The original post is over 5 years old. Probably more useful to refer to the current question.


----------



## kevinlfifer (Dec 13, 2016)

How old is it?

I added a bunch of Mustang grapes to a kit. after 12 hrs I was sure it was trash. It truly Stink, Stank Stunk. As often suggested, I just let set in the bottle. 3 yrs now and it has a very unique spicy taste. It is a bit tart, extra acid. BUT it is very drinkable.


----------



## HankRearden (Dec 13, 2016)

kevinlfifer said:


> How old is it?
> 
> I added a bunch of Mustang grapes to a kit. after 12 hrs I was sure it was trash. It truly Stink, Stank Stunk. As often suggested, I just let set in the bottle. 3 yrs now and it has a very unique spicy taste. It is a bit tart, extra acid. BUT it is very drinkable.
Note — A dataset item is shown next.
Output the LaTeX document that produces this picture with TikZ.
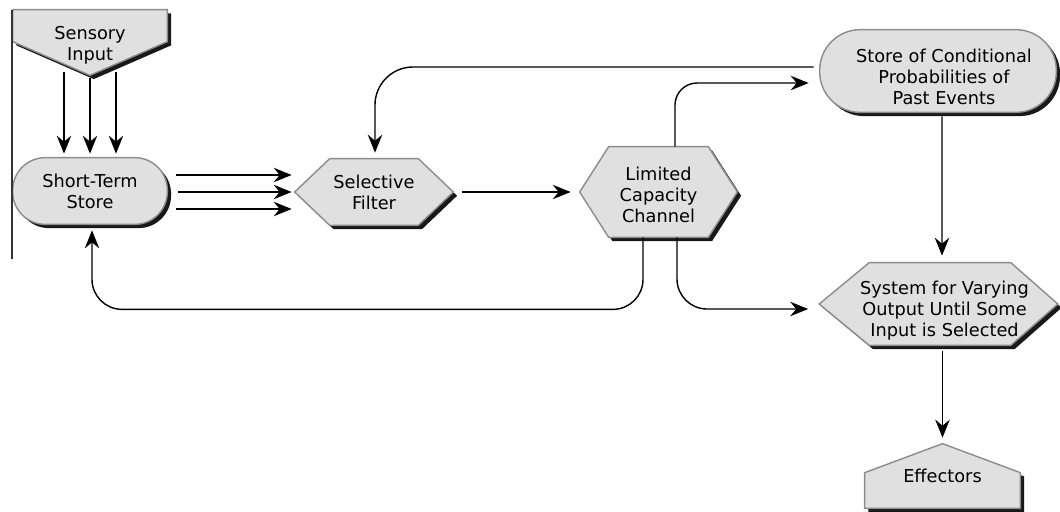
\documentclass[tikz,border=0pt]{standalone}
\usepackage{fontspec}
\setmainfont{DejaVu Sans}
\usetikzlibrary{calc,arrows.meta,shadows}
\pgfdeclarelayer{background}
\pgfsetlayers{background,main}
\tikzset{
  box/.style={inner sep=0pt, align=center, font=\fontsize{10.1}{12}\selectfont},
  txt/.style={inner sep=0pt, align=center, font=\fontsize{10.1}{12}\selectfont},
  shp/.style={fill=black!12, draw=black!45, line width=0.8pt,
    drop shadow={shadow xshift=0.075cm, shadow yshift=-0.075cm, opacity=0.9, fill=black}},
  arr/.style={line width=0.8pt, -{Stealth[length=0.36cm, width=0.29cm, inset=0.12cm]}}
}
\begin{document}
\begin{tikzpicture}[x=0.02cm, y=-0.02cm]
\useasboundingbox (0,0) rectangle (1060,511);

% nodes
\node[box, minimum width=3.08cm, minimum height=1.30cm,
  label={[txt, yshift=-0.05cm]center:{Sensory\\Input}}] (si) at (90,42.5) {};
\node[box, minimum width=3.08cm, minimum height=1.32cm] (sts) at (90,191) {Short-Term\\Store};
\node[box, minimum width=3.16cm, minimum height=1.32cm] (sf) at (374,192) {Selective\\Filter};
\node[box, minimum width=3.14cm, minimum height=1.80cm,
  label={[txt, yshift=-0.05cm]center:{Limited\\Capacity\\Channel}}] (lcc) at (658.5,192) {};
\node[box, minimum width=4.72cm, minimum height=1.64cm,
  label={[txt, xshift=0.12cm, yshift=-0.11cm]center:{Store of Conditional\\Probabilities of\\Past Events}}] (scp) at (938,71) {};
\node[box, minimum width=4.76cm, minimum height=1.64cm,
  label={[txt, xshift=0.12cm, yshift=-0.14cm]center:{System for Varying\\Output Until Some\\Input is Selected}}] (sys) at (938.5,304) {};
\node[box, minimum width=3.10cm, minimum height=1.28cm] (eff) at (942.5,476) {\raisebox{-3pt}{Effectors}};

% shapes
\begin{pgfonlayer}{background}
\path[shp] (si.north west) -- (si.north east) -- ($(si.north east)+(0,32)$) -- (si.south) -- ($(si.north west)+(0,32)$) -- cycle;
\path[shp, rounded corners=0.65cm] (sts.north west) rectangle (sts.south east);
\path[shp] (sf.west) -- ($(sf.north west)+(35,0)$) -- ($(sf.north east)+(-35,0)$) -- (sf.east) -- ($(sf.south east)+(-35,0)$) -- ($(sf.south west)+(35,0)$) -- cycle;
\path[shp] (lcc.west) -- ($(lcc.north west)+(29,0)$) -- ($(lcc.north east)+(-29,0)$) -- (lcc.east) -- ($(lcc.south east)+(-29,0)$) -- ($(lcc.south west)+(29,0)$) -- cycle;
\path[shp, rounded corners=0.81cm] (scp.north west) rectangle (scp.south east);
\path[shp] (sys.west) -- ($(sys.north west)+(50,0)$) -- ($(sys.north east)+(-47,0)$) -- (sys.east) -- ($(sys.south east)+(-47,0)$) -- ($(sys.south west)+(50,0)$) -- cycle;
\path[shp] (eff.north) -- ($(eff.north east)+(0,29)$) -- (eff.south east) -- (eff.south west) -- ($(eff.north west)+(0,29)$) -- cycle;
\end{pgfonlayer}

% left border line
\draw[line width=0.6pt, black!80] (12,10) -- (12,259);

% connectors
\draw[arr] ($(si.south)+(-26,-3)$) -- ($(sts.north)+(-26,-4)$);
\draw[arr] ($(si.south)+(0,3)$) -- ($(sts.north)+(0,-4)$);
\draw[arr] ($(si.south)+(26,-3)$) -- ($(sts.north)+(26,-4)$);

\draw[arr] ($(sts.east)+(9,-16)$) -- ($(sf.west)+(-3,-17)$);
\draw[arr] ($(sts.east)+(11,1)$) -- ($(sf.west)+(-3,0)$);
\draw[arr] ($(sts.east)+(9,18)$) -- ($(sf.west)+(-3,17)$);

\draw[arr] ($(sf.east)+(9,0)$) -- ($(lcc.west)+(-9,0)$);

\draw[arr, rounded corners=0.76cm] ($(scp.west)+(-6,-4)$) -| ($(sf.north)+(1,-6)$);
\draw[arr, rounded corners=0.44cm] ($(lcc.north)+(16.5,0)$) |- ($(scp.west)+(-11,12)$);

\draw[arr] ($(scp.south)+(4,4)$) -- ($(sys.north)+(3.5,-7)$);
\draw[arr] ($(sys.south)+(4,6)$) -- ($(eff.north)+(0,-6)$);

\coordinate (ststip) at ($(sts.south)+(2,6)$);
\draw[arr, rounded corners=0.6cm] ($(lcc.south)+(-15.5,0)$) |- ($(ststip)+(0,79)$) -- (ststip);
\draw[arr, rounded corners=0.6cm] ($(lcc.south)+(18.5,0)$) |- ($(sys.west)+(-11,5)$);
\end{tikzpicture}
\end{document}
Brand new! Have to taste test a few bottles, right 

The other half is going to sit for a couple more weeks before bottling. 
Then, I'm going to set aside a bunch from both batches and open at 3, 6, 9 months etc. 

I know time helps, but I'm not sure where the funk would go.
But yours is a good testimony and I hope to have the same good fortune.
Thanks!


----------